Another takeaway we learned: you should set up a mailing list ASAP because your biggest fans are the people who sign up for your spam and will actually read and engage with it.  We intentionally made it take more steps to sign up and kept it easy to unsubscribe.  If someone is willing to go through the extra work to get on the list and willing to stay on the list you can be pretty sure they will support you.  At launch our mailing list had ~20 people.  Nearly half of them bought the product.  A mailing list like this is a great way of knowing if you are ready to launch your Kickstarter.  We figured out that a good determiner for general plausibility is to wait until you have enough people on your mailing list so that if every one of them bought your project, you would hit 30% funding.  Never trick people into signing up, don’t force them to sign up... These methods are irritating and are likely to alienate or frustrate potential customers, which could also give you false data about how many sales you are likely to be able to make.   We learned a lot about this from this GDC conference.

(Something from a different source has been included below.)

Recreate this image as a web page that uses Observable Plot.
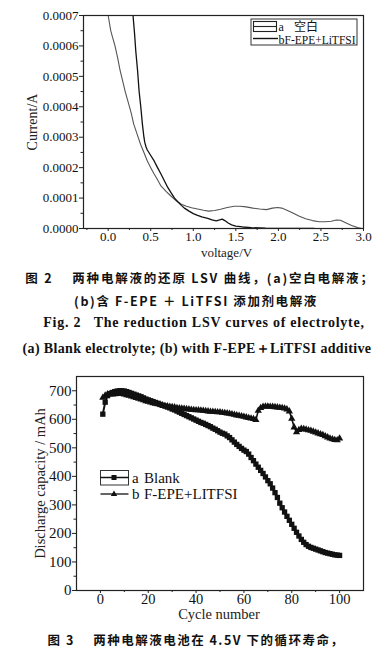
<!DOCTYPE html>
<html><head><meta charset="utf-8">
<script src="https://cdn.jsdelivr.net/npm/d3@7"></script>
<script src="https://cdn.jsdelivr.net/npm/@observablehq/plot@0.6"></script>
<style>
html,body{margin:0;padding:0;background:#fff;}
#wrap{position:relative;width:380px;height:652px;overflow:hidden;background:#fff;}
.abs{position:absolute;}
.cap{position:absolute;left:0;width:380px;text-align:center;white-space:pre;font-weight:bold;color:#111;}
.cn{font-family:"Noto Sans CJK SC","Liberation Serif",serif;font-size:12.5px;letter-spacing:1.5px;}
.en{font-family:"Liberation Serif",serif;font-size:14px;}
</style></head>
<body><div id="wrap">
<div id="topchart" class="abs" style="left:0;top:0"></div>
<div id="botchart" class="abs" style="left:0;top:362px"></div>
</div>
<script>
// ---------- Figure 2: LSV curves ----------
const voltageA = [0.00,0.03,0.05,0.08,0.11,0.14,0.17,0.20,0.23,0.27,0.30,0.34,0.38,0.42,0.46,0.50,0.54,0.58,0.62,0.68,0.74,0.80,0.86,0.92,0.98,1.05,1.12,1.18,1.25,1.32,1.40,1.48,1.55,1.62,1.70,1.78,1.86,1.93,1.99,2.04,2.10,2.17,2.24,2.32,2.40,2.48,2.55,2.62,2.68,2.73,2.79,2.86,2.93,2.98];
const currentA = [0.00070,0.00065,0.00063,0.00060,0.000562,0.00052,0.000485,0.00045,0.00042,0.00038,0.000343,0.00031,0.000277,0.00025,0.000222,0.0002,0.000179,0.00016,0.00014,0.000122,0.000106,0.000091,0.00008,0.000073,0.000068,0.000064,0.00006,0.000057,0.000059,0.000063,0.000069,0.000073,0.000073,0.000071,0.000067,0.000064,0.000062,0.000067,0.000069,0.000067,0.00006,0.000051,0.000041,0.000032,0.000026,0.000022,0.000022,0.000024,0.000028,0.000027,0.000019,0.00001,0.000003,0.0];
const voltageB = [0.292,0.31,0.324,0.345,0.363,0.383,0.402,0.42,0.43,0.445,0.46,0.50,0.54,0.58,0.62,0.66,0.70,0.74,0.78,0.82,0.86,0.90,0.95,1.00,1.05,1.10,1.17,1.22,1.27,1.31,1.34,1.37,1.41,1.45,1.50,1.58,1.68,1.85,2.10,2.42];
const currentB = [0.0007,0.00064,0.000584,0.00052,0.000452,0.0004,0.000343,0.0003,0.000283,0.000268,0.000258,0.00024,0.000222,0.0002,0.000179,0.000157,0.000135,0.000117,0.0001,0.000087,0.000076,0.000066,0.000057,0.000049,0.000043,0.000038,0.000033,0.000028,0.000025,0.000028,0.000031,0.000026,0.000018,0.000012,0.000008,0.000005,0.000003,0.000001,0.0000005,0.0];
const voltTicks = [0, 0.5, 1.0, 1.5, 2.0, 2.5, 3.0];
const voltMinor = [-0.25, 0.25, 0.75, 1.25, 1.75, 2.25, 2.75];
const currTicks = [0, 0.0001, 0.0002, 0.0003, 0.0004, 0.0005, 0.0006, 0.0007];
const currMinor = [0.00005, 0.00015, 0.00025, 0.00035, 0.00045, 0.00055, 0.00065];
const legendTopKeys = ["a", "b"];
const legendTopNames = ["空白", "F-EPE+LiTFSI"];
const captionFig2 = ["图 2\u2003 两种电解液的还原 LSV 曲线，(a)空白电解液；", "(b)含 F-EPE ＋ LiTFSI 添加剂电解液", "Fig. 2   The reduction LSV curves of electrolyte,", "(a) Blank electrolyte; (b) with F-EPE＋LiTFSI additive"];

// ---------- Figure 3: cycle life ----------
const cycles = d3.range(1, 101);
const capacityBlank = [618,660,683,690,694,697,699,700,700,699,
 697,694,691,688,685,682,679,675,671,668,
 665,662,659,656,652,649,646,643,640,636,
 633,629,625,621,617,613,609,605,601,597,
 593,589,586,582,578,574,569,565,560,555,
 551,548,542,536,528,520,512,505,498,492,
 487,478,466,455,443,432,421,410,398,385,
 374,359,343,326,306,290,275,260,246,232,
 218,204,191,179,169,161,155,151,148,145,
 142,139,136,133,131,129,127,125,124,123];
const capacityAdd = [676,684,688,688,687,688,689,690,689,687,
 685,683,680,678,675,672,670,667,664,662,
 659,657,655,653,651,649,647,646,644,643,
 642,640,639,638,637,636,635,634,633,632,
 632,631,630,629,628,627,627,626,625,625,
 623,622,621,620,618,616,614,613,611,609,
 607,605,603,601,598,630,640,644,645,645,
 644,644,643,642,641,640,638,635,628,602,
 572,555,563,567,566,564,562,560,557,554,
 551,548,545,541,537,533,530,528,527,533];
const cycleTicks = [0, 20, 40, 60, 80, 100];
const cycleMinor = [10, 30, 50, 70, 90];
const capTicks = [0, 100, 200, 300, 400, 500, 600, 700];
const capMinor = [50, 150, 250, 350, 450, 550, 650];
const legendBottomKeys = ["a", "b"];
const legendBottomNames = ["Blank", "F-EPE+LITFSI"];
const captionFig3 = "图 3\u2003 两种电解液电池在 4.5V 下的循环寿命，";

const lsvA = voltageA.map((v, i) => ({v, c: currentA[i]}));
const lsvB = voltageB.map((v, i) => ({v, c: currentB[i]}));
const cycA = cycles.map((n, i) => ({n, q: capacityBlank[i]}));
const cycB = cycles.map((n, i) => ({n, q: capacityAdd[i]}));

const serif = "Liberation Serif, Times New Roman, serif";

const topPlot = Plot.plot({
  width: 380, height: 262,
  marginLeft: 83, marginRight: 17, marginTop: 15, marginBottom: 34,
  style: {fontFamily: serif, fontSize: "13px", color: "#111", background: "transparent"},
  x: {domain: [-0.29, 3.0]},
  y: {domain: [0, 0.0007]},
  marks: [
    Plot.axisX(voltTicks, {tickSize: 3, tickPadding: 0, tickFormat: d3.format(".1f"), label: null, stroke: "#222", fontSize: 13}),
    Plot.axisX(voltMinor, {tickSize: 2, tickFormat: () => "", label: null, stroke: "#222"}),
    Plot.axisY(currTicks, {tickSize: 4, tickPadding: 1, tickFormat: d3.format(".4f"), label: null, stroke: "#222", fontSize: 13}),
    Plot.axisY(currMinor, {tickSize: 2.5, tickFormat: () => "", label: null, stroke: "#222"}),
    Plot.line(lsvA, {x: "v", y: "c", stroke: "#555", strokeWidth: 1.1, clip: true}),
    Plot.line(lsvB, {x: "v", y: "c", stroke: "#111", strokeWidth: 1.3, clip: true}),
    Plot.frame({stroke: "#222", strokeWidth: 1.2}),
    Plot.text(["Current/A"], {frameAnchor: "left", textAnchor: "middle", lineAnchor: "middle", rotate: -90, dx: -51, fontSize: 14, fill: "#222"}),
    Plot.text(["voltage/V"], {frameAnchor: "bottom", textAnchor: "middle", lineAnchor: "middle", dy: 24, dx: 3, fontSize: 13, fill: "#222"})
  ]
});
document.getElementById("topchart").append(topPlot);

const botPlot = Plot.plot({
  width: 380, height: 262,
  marginLeft: 76, marginRight: 17, marginTop: 14, marginBottom: 34,
  style: {fontFamily: serif, fontSize: "15px", color: "#111", background: "transparent"},
  x: {domain: [-10, 110]},
  y: {domain: [0, 750]},
  marks: [
    Plot.axisX(cycleTicks, {tickSize: 3, tickPadding: 0, label: null, stroke: "#222", fontSize: 14.5}),
    Plot.axisX(cycleMinor, {tickSize: 2, tickFormat: () => "", label: null, stroke: "#222"}),
    Plot.axisY(capTicks, {tickSize: 4, tickPadding: 1, label: null, stroke: "#222", fontSize: 15}),
    Plot.axisY(capMinor, {tickSize: 2.5, tickFormat: () => "", label: null, stroke: "#222"}),
    Plot.line(cycB, {x: "n", y: "q", stroke: "#111", strokeWidth: 1.6}),
    Plot.dot(cycB, {x: "n", y: "q", symbol: "triangle", r: 2.7, fill: "#111", stroke: "none"}),
    Plot.line(cycA, {x: "n", y: "q", stroke: "#111", strokeWidth: 2}),
    Plot.dot(cycA, {x: "n", y: "q", symbol: "square", r: 3, fill: "#111", stroke: "none"}),
    Plot.frame({stroke: "#222", strokeWidth: 1.2}),
    Plot.text(["Discharge capacity / mAh"], {frameAnchor: "left", textAnchor: "middle", lineAnchor: "middle", rotate: -90, dx: -36, fontSize: 14.5, fill: "#222"}),
    Plot.text(["Cycle number"], {frameAnchor: "bottom", textAnchor: "middle", lineAnchor: "middle", dy: 24, dx: -1, fontSize: 14.5, fill: "#222"})
  ]
});
document.getElementById("botchart").append(botPlot);

// ---------- legends (overlay) ----------
const wrap = document.getElementById("wrap");
const NS = "http://www.w3.org/2000/svg";
function svgEl(tag, attrs, parent, txt) {
  const e = document.createElementNS(NS, tag);
  for (const k in attrs) e.setAttribute(k, attrs[k]);
  if (txt != null) e.textContent = txt;
  parent.appendChild(e); return e;
}
const ov = svgEl("svg", {width: 380, height: 652, style: "position:absolute;left:0;top:0;pointer-events:none"}, wrap);
// top legend
svgEl("rect", {x: 251, y: 19, width: 106, height: 26, fill: "#fff", stroke: "#333", "stroke-width": 1}, ov);
svgEl("rect", {x: 253.5, y: 21.5, width: 23, height: 10, fill: "none", stroke: "#222", "stroke-width": 1.1}, ov);
svgEl("line", {x1: 253.5, x2: 276.5, y1: 26.5, y2: 26.5, stroke: "#222", "stroke-width": 1.1}, ov);
svgEl("line", {x1: 253, x2: 278, y1: 38.5, y2: 38.5, stroke: "#111", "stroke-width": 1.4}, ov);
svgEl("text", {x: 278.5, y: 31, "font-family": serif, "font-size": 12, fill: "#111"}, ov, legendTopKeys[0]);
svgEl("text", {x: 294, y: 31, "font-family": "Noto Sans CJK SC", "font-size": 12, fill: "#111"}, ov, legendTopNames[0]);
svgEl("text", {x: 278.5, y: 43.5, "font-family": serif, "font-size": 12, fill: "#111"}, ov, legendTopKeys[1]);
svgEl("text", {x: 284.5, y: 43.5, "font-family": serif, "font-size": 12, fill: "#111", textLength: 71, lengthAdjust: "spacingAndGlyphs"}, ov, legendTopNames[1]);
// bottom legend
svgEl("rect", {x: 100.5, y: 470.5, width: 28, height: 14.5, fill: "#fff", stroke: "#333", "stroke-width": 1}, ov);
svgEl("line", {x1: 100.5, x2: 128.5, y1: 477.5, y2: 477.5, stroke: "#111", "stroke-width": 1.5}, ov);
svgEl("rect", {x: 111.5, y: 475, width: 5, height: 5, fill: "#111"}, ov);
svgEl("line", {x1: 100.5, x2: 128.5, y1: 494, y2: 494, stroke: "#111", "stroke-width": 1.3}, ov);
svgEl("path", {d: "M114,490.5 L117.2,496 L110.8,496 Z", fill: "#111"}, ov);
svgEl("text", {x: 132, y: 483, "font-family": serif, "font-size": 15, fill: "#111"}, ov, legendBottomKeys[0]);
svgEl("text", {x: 144, y: 483, "font-family": serif, "font-size": 15, fill: "#111"}, ov, legendBottomNames[0]);
svgEl("text", {x: 132, y: 499, "font-family": serif, "font-size": 15, fill: "#111"}, ov, legendBottomKeys[1]);
svgEl("text", {x: 144, y: 499, "font-family": serif, "font-size": 15, fill: "#111"}, ov, legendBottomNames[1]);

// ---------- captions ----------
function cap(text, cls, topPx, dx, ls) {
  const d = document.createElement("div");
  d.className = "cap " + cls; d.style.top = topPx + "px"; d.style.left = (dx || 0) + "px";
  if (ls != null) d.style.letterSpacing = ls + "px";
  d.textContent = text; wrap.appendChild(d);
}
cap(captionFig2[0], "cn", 268, 10, 1.8);
cap(captionFig2[1], "cn", 291, 6, 1.6);
cap(captionFig2[2], "en", 315, 14, 0.75);
cap(captionFig2[3], "en", 340, 7, 0.35);
cap(captionFig3, "cn", 630, 6, 1.5);
</script>
</body></html>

Finally, our most successful free marketing: Twitter!  Our Twitter had very little interaction (basically 0) before the Kickstarter.  We had 2 things that boosted our Twitter: someone from G+ with a lot more followers posted about our game multiple times (I told you they were supportive) and our primary artist has a lot of followers. She posted about our game a few times leading up to the Kickstarter which helped grow our email list but the most clear way to show you how much of a difference this made is shown below on the 3rd to last day.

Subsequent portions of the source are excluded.